### What is asked
Copy exactly the lines from the beginning of the data down to and including the line holding "post_span = (6.5, 247)", without any pictures.
[Start Extracted material]
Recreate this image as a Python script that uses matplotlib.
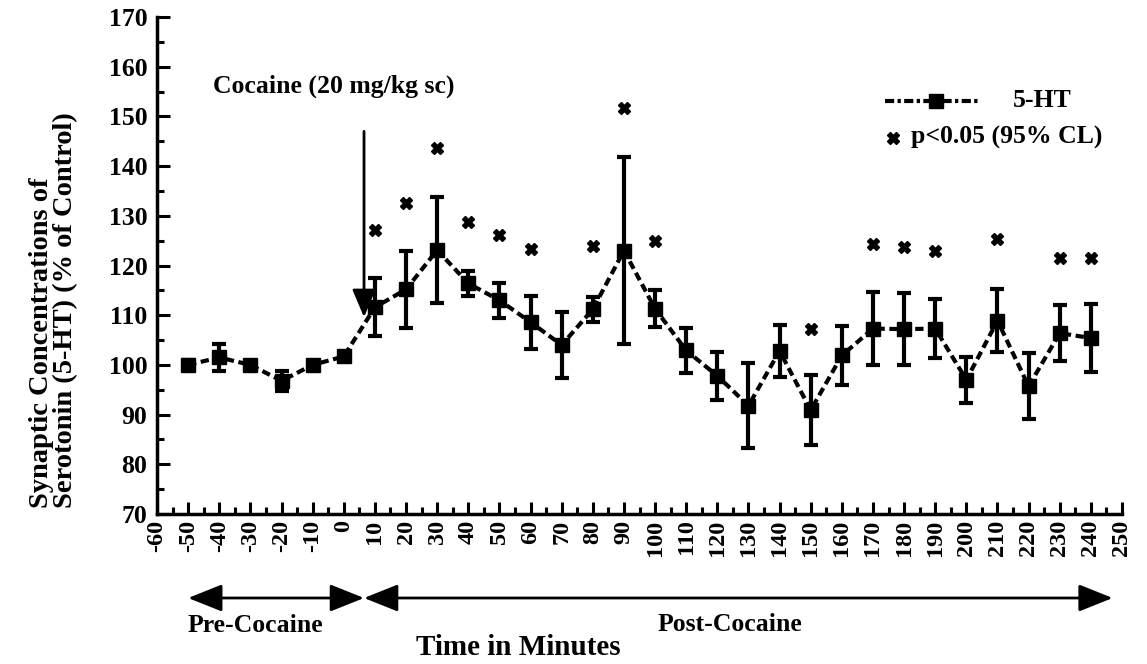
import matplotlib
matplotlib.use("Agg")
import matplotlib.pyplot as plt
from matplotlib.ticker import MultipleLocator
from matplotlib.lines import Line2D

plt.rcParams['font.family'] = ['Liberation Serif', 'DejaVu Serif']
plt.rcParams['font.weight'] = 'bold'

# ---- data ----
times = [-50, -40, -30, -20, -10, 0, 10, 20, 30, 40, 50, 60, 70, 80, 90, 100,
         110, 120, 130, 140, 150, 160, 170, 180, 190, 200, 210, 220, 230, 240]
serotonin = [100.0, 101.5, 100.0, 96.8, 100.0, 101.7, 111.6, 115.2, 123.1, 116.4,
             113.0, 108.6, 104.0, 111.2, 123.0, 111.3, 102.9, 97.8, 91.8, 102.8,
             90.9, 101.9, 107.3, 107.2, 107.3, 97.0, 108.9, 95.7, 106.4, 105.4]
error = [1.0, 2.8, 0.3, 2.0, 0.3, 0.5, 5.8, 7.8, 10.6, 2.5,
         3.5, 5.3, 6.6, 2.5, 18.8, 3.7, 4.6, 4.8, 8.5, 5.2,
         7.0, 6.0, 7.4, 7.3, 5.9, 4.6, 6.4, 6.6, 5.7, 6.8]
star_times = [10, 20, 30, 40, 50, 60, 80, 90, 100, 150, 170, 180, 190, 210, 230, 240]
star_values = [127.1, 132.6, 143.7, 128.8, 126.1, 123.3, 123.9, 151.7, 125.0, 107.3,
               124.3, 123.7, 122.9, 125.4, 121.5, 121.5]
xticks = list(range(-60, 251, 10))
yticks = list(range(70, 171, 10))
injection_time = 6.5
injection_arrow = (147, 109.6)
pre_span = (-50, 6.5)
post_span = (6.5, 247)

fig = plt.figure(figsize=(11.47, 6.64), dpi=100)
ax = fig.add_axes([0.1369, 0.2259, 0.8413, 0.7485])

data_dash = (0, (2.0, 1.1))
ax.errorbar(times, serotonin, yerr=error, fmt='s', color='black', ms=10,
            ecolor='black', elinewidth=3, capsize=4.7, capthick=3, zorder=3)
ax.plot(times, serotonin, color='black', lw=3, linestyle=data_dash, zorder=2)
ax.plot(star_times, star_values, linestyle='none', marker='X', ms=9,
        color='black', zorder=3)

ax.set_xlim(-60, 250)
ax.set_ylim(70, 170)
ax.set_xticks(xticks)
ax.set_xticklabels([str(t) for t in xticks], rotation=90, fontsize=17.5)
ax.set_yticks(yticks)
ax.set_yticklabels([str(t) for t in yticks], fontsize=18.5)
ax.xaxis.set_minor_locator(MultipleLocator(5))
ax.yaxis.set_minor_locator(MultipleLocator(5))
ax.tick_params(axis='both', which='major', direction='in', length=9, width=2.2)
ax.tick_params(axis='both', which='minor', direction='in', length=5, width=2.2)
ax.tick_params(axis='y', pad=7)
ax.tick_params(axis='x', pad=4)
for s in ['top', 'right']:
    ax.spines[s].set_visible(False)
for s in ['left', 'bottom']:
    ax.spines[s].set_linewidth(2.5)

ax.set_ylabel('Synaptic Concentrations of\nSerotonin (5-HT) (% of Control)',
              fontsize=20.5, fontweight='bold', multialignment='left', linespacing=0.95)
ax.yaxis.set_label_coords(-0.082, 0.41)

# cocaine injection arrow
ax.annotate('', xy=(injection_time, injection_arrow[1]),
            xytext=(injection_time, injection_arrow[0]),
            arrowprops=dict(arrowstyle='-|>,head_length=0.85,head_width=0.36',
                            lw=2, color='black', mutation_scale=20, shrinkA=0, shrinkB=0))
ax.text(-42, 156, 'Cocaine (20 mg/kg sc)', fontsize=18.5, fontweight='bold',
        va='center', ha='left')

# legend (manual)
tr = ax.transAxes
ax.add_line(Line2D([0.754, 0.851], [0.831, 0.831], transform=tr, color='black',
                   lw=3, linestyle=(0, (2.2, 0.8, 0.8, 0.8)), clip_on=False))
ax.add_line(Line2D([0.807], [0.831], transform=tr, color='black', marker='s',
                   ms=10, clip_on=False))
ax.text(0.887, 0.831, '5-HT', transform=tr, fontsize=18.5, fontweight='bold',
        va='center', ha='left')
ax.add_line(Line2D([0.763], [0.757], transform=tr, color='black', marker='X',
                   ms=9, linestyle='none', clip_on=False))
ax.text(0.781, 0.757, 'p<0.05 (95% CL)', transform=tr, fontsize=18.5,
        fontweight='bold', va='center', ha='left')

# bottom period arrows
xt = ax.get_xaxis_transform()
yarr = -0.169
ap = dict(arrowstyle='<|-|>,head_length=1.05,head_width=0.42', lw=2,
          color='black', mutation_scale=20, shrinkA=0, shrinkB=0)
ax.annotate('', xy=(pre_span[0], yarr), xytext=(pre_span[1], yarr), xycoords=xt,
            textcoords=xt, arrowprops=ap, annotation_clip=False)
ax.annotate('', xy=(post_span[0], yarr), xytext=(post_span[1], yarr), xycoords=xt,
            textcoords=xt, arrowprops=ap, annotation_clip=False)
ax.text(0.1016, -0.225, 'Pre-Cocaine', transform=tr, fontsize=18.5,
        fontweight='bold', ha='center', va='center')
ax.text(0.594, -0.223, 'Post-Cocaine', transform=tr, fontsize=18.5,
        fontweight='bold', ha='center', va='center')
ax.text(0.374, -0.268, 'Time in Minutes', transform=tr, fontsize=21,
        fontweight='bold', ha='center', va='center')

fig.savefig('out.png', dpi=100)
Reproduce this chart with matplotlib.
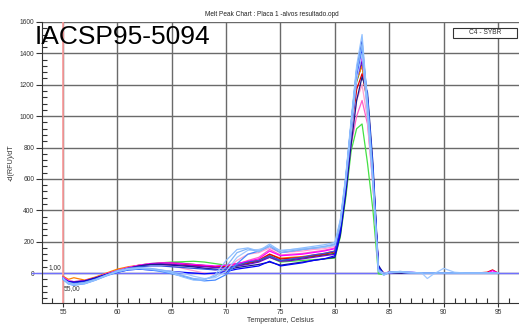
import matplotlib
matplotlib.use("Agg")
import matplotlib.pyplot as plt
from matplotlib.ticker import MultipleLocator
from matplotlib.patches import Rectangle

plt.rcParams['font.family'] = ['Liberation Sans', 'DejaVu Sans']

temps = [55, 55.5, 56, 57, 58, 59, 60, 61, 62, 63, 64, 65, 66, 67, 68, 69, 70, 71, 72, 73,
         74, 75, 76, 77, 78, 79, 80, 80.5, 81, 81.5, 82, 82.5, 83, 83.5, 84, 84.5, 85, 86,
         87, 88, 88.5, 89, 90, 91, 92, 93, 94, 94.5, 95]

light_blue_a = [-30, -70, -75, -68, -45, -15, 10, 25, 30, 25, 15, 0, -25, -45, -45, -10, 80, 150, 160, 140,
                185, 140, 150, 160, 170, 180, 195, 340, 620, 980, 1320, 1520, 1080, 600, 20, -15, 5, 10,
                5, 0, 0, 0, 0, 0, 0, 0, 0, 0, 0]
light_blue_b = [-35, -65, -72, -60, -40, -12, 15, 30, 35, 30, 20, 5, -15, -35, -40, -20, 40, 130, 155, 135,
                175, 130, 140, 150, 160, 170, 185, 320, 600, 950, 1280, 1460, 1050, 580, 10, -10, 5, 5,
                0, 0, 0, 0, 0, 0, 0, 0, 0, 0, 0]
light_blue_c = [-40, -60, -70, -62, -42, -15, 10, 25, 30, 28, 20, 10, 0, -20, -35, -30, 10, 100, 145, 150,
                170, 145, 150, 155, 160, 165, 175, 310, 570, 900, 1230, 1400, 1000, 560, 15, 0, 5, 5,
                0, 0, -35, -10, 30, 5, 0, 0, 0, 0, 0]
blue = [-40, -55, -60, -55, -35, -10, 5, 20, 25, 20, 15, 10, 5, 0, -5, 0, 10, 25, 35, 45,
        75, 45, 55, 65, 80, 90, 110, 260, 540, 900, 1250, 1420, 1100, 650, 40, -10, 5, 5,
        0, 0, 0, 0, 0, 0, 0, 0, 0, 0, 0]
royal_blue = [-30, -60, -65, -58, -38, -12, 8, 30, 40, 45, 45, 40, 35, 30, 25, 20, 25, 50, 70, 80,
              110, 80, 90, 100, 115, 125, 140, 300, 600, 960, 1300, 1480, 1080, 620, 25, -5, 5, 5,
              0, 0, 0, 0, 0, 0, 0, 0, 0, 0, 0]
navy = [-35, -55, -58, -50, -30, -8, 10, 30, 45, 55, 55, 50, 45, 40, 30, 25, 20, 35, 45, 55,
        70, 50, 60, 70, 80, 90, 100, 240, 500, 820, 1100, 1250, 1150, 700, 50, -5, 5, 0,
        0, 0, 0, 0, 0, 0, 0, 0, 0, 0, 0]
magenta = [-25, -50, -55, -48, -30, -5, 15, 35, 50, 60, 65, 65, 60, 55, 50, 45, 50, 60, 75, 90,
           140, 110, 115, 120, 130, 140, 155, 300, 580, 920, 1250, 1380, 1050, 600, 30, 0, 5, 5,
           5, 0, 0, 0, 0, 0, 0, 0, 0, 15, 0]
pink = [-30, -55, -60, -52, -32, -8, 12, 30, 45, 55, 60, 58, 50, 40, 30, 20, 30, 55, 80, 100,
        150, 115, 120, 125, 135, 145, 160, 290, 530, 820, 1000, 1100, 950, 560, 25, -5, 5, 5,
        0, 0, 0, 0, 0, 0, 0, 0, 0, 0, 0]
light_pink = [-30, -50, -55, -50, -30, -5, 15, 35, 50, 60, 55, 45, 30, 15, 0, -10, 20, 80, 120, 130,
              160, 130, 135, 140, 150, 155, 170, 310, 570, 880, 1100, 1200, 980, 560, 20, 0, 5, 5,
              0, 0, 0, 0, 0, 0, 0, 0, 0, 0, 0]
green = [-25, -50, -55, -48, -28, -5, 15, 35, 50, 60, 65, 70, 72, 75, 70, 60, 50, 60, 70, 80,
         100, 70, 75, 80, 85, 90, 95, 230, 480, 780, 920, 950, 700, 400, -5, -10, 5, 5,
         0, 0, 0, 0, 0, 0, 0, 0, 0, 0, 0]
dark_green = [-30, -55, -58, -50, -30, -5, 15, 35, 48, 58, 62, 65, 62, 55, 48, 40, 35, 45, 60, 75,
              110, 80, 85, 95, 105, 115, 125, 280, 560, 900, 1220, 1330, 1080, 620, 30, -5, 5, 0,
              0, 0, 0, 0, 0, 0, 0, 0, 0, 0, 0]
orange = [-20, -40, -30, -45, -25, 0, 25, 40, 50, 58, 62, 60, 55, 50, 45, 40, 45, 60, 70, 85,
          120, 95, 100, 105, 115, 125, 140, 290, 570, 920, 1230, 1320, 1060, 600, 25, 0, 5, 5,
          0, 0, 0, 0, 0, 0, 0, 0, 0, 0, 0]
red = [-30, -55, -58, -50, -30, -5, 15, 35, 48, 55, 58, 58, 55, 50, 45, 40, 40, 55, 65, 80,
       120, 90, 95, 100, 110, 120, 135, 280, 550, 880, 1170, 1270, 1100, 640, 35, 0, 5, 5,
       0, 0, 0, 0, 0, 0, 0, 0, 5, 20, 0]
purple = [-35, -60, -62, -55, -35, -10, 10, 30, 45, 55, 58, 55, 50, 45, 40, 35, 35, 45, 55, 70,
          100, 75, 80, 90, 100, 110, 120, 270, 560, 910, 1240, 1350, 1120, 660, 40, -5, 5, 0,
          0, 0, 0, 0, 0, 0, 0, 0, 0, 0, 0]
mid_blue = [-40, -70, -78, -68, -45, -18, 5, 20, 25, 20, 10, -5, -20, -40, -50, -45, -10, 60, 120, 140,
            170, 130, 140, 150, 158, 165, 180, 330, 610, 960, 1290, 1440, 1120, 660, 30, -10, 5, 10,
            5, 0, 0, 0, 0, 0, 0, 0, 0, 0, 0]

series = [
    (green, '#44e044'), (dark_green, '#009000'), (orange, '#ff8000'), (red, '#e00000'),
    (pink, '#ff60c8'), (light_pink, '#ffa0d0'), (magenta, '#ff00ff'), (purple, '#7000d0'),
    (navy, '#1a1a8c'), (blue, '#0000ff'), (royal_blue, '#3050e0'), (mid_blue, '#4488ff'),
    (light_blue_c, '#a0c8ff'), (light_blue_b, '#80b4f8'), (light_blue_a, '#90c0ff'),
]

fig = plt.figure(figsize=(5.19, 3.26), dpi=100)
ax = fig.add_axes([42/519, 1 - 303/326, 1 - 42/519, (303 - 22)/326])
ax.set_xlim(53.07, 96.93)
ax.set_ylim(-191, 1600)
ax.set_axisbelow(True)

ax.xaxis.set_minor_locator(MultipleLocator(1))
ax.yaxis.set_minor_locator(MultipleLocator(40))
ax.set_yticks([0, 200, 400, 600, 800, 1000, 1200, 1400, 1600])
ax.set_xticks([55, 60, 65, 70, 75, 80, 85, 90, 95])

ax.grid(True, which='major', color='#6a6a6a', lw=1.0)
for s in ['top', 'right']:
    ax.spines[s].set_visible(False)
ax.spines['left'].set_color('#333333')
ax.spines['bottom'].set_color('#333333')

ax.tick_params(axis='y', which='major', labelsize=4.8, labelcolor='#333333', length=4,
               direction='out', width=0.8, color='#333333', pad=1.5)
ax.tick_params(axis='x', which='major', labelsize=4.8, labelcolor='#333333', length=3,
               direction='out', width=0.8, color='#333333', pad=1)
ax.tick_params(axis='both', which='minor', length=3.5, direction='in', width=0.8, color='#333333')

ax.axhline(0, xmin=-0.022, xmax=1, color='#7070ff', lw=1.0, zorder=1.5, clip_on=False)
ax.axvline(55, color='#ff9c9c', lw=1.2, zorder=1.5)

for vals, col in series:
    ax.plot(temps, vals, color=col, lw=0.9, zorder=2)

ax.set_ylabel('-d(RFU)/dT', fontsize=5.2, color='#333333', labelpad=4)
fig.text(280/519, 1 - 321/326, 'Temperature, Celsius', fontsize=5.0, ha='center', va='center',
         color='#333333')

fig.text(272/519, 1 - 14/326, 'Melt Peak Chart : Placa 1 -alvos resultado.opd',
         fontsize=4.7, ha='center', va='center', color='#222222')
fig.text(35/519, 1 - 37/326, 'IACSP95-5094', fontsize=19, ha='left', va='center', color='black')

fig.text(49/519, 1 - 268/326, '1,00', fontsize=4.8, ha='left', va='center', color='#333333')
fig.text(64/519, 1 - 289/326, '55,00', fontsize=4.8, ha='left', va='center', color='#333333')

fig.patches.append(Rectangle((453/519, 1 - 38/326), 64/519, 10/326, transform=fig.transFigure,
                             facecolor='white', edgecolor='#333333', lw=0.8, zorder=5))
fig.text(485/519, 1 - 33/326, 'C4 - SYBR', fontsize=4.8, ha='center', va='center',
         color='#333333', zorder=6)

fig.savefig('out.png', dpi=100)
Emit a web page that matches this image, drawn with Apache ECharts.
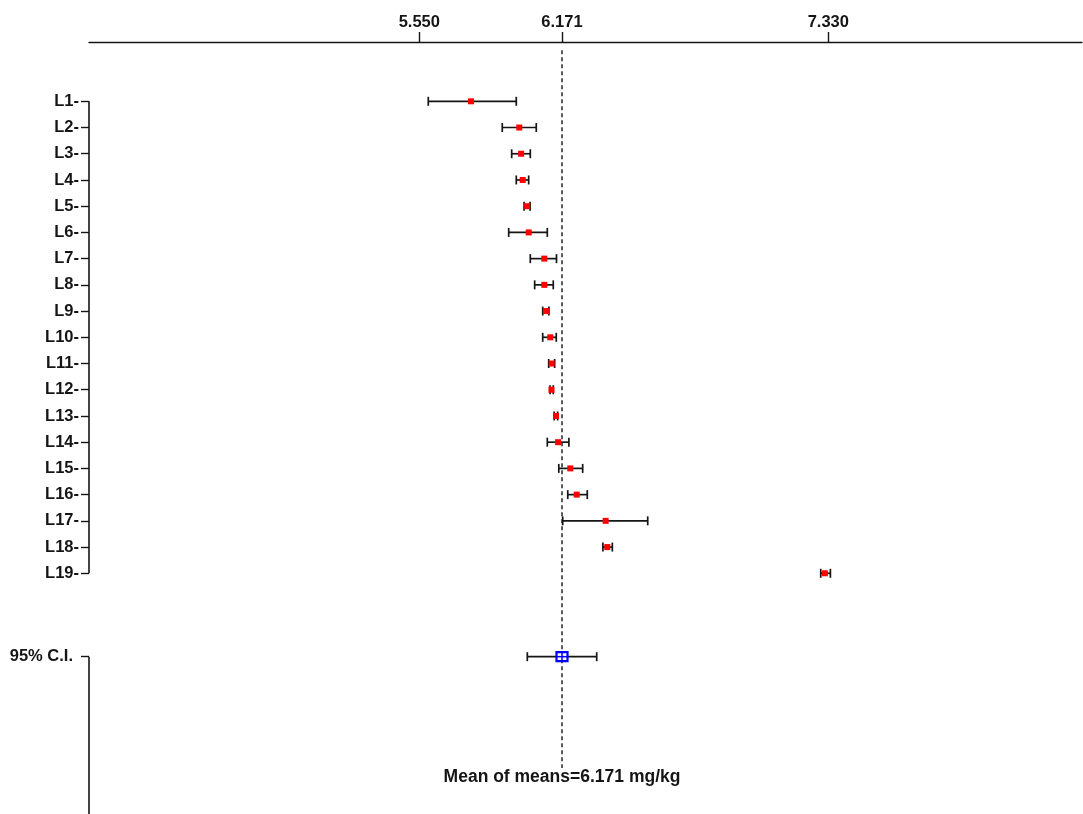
[End Extracted material]
### Written reply
Recreate this image as a Python script that uses matplotlib.
import matplotlib
matplotlib.use("Agg")
import matplotlib.pyplot as plt
from matplotlib.ticker import MultipleLocator
from matplotlib.lines import Line2D

plt.rcParams['font.family'] = ['Liberation Serif', 'DejaVu Serif']
plt.rcParams['font.weight'] = 'bold'

# ---- data ----
times = [-50, -40, -30, -20, -10, 0, 10, 20, 30, 40, 50, 60, 70, 80, 90, 100,
         110, 120, 130, 140, 150, 160, 170, 180, 190, 200, 210, 220, 230, 240]
serotonin = [100.0, 101.5, 100.0, 96.8, 100.0, 101.7, 111.6, 115.2, 123.1, 116.4,
             113.0, 108.6, 104.0, 111.2, 123.0, 111.3, 102.9, 97.8, 91.8, 102.8,
             90.9, 101.9, 107.3, 107.2, 107.3, 97.0, 108.9, 95.7, 106.4, 105.4]
error = [1.0, 2.8, 0.3, 2.0, 0.3, 0.5, 5.8, 7.8, 10.6, 2.5,
         3.5, 5.3, 6.6, 2.5, 18.8, 3.7, 4.6, 4.8, 8.5, 5.2,
         7.0, 6.0, 7.4, 7.3, 5.9, 4.6, 6.4, 6.6, 5.7, 6.8]
star_times = [10, 20, 30, 40, 50, 60, 80, 90, 100, 150, 170, 180, 190, 210, 230, 240]
star_values = [127.1, 132.6, 143.7, 128.8, 126.1, 123.3, 123.9, 151.7, 125.0, 107.3,
               124.3, 123.7, 122.9, 125.4, 121.5, 121.5]
xticks = list(range(-60, 251, 10))
yticks = list(range(70, 171, 10))
injection_time = 6.5
injection_arrow = (147, 109.6)
pre_span = (-50, 6.5)
post_span = (6.5, 247)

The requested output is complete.